-- start of SOURCE EXCERPT --

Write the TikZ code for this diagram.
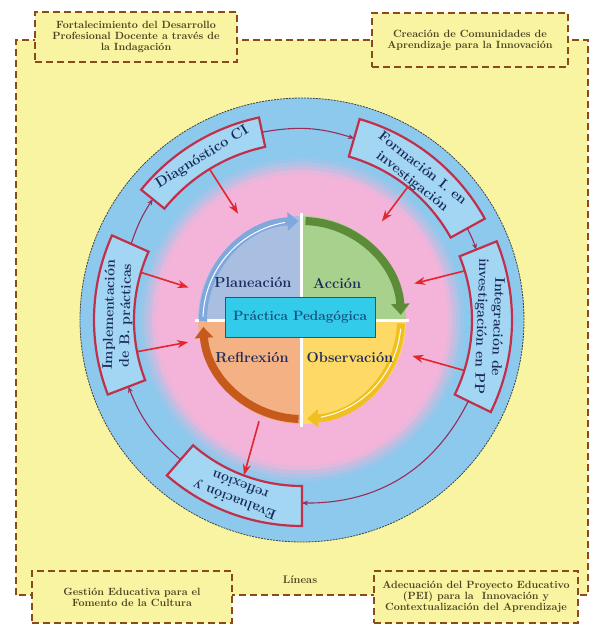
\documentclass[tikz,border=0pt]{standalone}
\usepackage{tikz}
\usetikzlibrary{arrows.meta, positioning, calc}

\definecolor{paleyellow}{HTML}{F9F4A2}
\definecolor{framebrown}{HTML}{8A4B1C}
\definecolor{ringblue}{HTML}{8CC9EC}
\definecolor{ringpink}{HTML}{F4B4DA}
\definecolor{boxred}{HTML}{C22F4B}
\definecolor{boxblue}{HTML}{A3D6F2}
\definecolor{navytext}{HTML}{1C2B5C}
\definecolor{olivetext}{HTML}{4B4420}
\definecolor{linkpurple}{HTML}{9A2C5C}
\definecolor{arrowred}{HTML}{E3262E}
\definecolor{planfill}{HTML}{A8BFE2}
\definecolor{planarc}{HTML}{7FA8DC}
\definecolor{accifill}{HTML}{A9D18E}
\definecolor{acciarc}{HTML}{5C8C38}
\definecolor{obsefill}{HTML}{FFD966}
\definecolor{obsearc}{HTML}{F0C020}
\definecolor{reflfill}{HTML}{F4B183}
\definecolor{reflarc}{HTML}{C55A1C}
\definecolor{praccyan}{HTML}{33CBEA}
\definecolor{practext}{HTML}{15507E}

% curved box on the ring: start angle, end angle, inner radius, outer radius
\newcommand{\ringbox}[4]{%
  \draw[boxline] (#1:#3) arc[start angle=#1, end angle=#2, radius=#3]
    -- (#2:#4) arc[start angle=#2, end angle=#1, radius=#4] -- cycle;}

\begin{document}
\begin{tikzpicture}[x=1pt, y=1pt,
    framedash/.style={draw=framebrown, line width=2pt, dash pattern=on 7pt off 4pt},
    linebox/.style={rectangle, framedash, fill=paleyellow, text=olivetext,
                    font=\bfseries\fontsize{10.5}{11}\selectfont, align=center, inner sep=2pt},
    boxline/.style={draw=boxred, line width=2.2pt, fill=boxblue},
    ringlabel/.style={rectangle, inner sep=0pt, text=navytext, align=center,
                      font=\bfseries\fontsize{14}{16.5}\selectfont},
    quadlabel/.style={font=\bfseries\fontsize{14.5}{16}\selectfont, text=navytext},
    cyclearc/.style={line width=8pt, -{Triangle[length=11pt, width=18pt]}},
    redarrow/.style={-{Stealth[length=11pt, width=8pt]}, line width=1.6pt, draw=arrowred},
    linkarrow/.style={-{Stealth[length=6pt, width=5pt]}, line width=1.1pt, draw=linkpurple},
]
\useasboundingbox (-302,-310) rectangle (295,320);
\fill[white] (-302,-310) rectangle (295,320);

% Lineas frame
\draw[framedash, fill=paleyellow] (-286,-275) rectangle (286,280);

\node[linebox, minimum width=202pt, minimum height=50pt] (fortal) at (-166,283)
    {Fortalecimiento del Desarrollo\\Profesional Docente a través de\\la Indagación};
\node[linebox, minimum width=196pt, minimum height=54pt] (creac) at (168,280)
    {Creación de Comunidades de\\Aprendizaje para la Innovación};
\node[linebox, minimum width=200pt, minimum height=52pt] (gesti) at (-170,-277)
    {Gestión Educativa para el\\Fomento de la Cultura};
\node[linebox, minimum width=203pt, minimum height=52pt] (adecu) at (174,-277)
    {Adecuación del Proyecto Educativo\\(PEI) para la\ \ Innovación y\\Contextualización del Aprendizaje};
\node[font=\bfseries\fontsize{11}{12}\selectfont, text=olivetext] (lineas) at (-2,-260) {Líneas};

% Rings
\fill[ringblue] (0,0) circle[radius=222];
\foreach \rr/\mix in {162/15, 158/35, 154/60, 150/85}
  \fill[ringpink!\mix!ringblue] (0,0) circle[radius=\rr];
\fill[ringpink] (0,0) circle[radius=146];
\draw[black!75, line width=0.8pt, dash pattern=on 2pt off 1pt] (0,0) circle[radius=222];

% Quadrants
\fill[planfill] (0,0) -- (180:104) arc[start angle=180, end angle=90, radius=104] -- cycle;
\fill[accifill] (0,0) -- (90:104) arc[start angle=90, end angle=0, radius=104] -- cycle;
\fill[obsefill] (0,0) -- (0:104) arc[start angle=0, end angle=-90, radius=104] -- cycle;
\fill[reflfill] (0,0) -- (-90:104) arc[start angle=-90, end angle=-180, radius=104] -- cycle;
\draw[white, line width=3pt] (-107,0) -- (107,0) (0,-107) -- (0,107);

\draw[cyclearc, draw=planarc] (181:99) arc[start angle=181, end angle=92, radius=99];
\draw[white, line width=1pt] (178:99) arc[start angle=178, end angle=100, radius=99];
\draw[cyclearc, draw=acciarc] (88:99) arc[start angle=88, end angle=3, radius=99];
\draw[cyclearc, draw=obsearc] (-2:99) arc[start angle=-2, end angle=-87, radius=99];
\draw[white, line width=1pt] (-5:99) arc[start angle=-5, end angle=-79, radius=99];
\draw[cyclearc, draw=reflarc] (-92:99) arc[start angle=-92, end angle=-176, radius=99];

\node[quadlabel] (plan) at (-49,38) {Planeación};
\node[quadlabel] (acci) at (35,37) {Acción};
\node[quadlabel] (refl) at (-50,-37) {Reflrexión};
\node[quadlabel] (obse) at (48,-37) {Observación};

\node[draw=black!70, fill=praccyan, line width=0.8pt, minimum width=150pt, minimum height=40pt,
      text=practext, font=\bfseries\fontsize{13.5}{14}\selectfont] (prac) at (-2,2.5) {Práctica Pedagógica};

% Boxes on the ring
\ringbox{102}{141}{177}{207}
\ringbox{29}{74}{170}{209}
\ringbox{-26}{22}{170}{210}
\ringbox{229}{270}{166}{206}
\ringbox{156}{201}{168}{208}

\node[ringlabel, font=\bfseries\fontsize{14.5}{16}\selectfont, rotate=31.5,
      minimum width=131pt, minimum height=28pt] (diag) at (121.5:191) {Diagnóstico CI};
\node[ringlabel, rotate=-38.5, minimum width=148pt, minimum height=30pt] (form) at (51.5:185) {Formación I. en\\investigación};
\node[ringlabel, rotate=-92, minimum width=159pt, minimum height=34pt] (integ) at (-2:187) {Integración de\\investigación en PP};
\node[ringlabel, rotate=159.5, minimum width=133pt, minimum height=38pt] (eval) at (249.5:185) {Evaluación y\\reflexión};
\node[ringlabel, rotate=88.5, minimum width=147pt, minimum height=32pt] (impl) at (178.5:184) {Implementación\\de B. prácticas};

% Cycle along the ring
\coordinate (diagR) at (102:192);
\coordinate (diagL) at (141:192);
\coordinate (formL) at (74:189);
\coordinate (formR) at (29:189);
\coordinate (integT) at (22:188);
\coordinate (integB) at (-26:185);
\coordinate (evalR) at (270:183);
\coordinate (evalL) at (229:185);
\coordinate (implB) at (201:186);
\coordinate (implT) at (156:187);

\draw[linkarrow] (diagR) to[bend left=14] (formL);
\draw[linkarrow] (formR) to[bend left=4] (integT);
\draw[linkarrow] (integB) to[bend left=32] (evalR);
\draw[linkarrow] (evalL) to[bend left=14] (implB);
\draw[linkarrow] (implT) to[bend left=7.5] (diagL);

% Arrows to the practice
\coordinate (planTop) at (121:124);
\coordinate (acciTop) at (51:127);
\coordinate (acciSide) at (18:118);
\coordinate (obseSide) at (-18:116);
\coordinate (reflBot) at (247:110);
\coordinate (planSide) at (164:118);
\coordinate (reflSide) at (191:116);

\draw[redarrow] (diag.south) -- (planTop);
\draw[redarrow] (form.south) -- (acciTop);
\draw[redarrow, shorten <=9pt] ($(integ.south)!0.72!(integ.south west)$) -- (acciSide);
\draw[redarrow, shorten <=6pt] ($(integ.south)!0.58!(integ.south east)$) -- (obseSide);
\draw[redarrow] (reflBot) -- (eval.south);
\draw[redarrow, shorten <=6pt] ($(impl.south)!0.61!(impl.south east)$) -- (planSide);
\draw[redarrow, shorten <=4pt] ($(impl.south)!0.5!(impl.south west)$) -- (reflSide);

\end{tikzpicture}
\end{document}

-- end of SOURCE EXCERPT --

** YOUR TASK **
Only lines belong in the copy: transcribe those from the start of the data through the line that contains "-- (#2:#4) arc[start", and skip the pictures.

** SOLVED EXERCISE **
Write the TikZ code for this diagram.
\documentclass[tikz,border=0pt]{standalone}
\usepackage{tikz}
\usetikzlibrary{arrows.meta, positioning, calc}

\definecolor{paleyellow}{HTML}{F9F4A2}
\definecolor{framebrown}{HTML}{8A4B1C}
\definecolor{ringblue}{HTML}{8CC9EC}
\definecolor{ringpink}{HTML}{F4B4DA}
\definecolor{boxred}{HTML}{C22F4B}
\definecolor{boxblue}{HTML}{A3D6F2}
\definecolor{navytext}{HTML}{1C2B5C}
\definecolor{olivetext}{HTML}{4B4420}
\definecolor{linkpurple}{HTML}{9A2C5C}
\definecolor{arrowred}{HTML}{E3262E}
\definecolor{planfill}{HTML}{A8BFE2}
\definecolor{planarc}{HTML}{7FA8DC}
\definecolor{accifill}{HTML}{A9D18E}
\definecolor{acciarc}{HTML}{5C8C38}
\definecolor{obsefill}{HTML}{FFD966}
\definecolor{obsearc}{HTML}{F0C020}
\definecolor{reflfill}{HTML}{F4B183}
\definecolor{reflarc}{HTML}{C55A1C}
\definecolor{praccyan}{HTML}{33CBEA}
\definecolor{practext}{HTML}{15507E}

% curved box on the ring: start angle, end angle, inner radius, outer radius
\newcommand{\ringbox}[4]{%
  \draw[boxline] (#1:#3) arc[start angle=#1, end angle=#2, radius=#3]
    -- (#2:#4) arc[start angle=#2, end angle=#1, radius=#4] -- cycle;}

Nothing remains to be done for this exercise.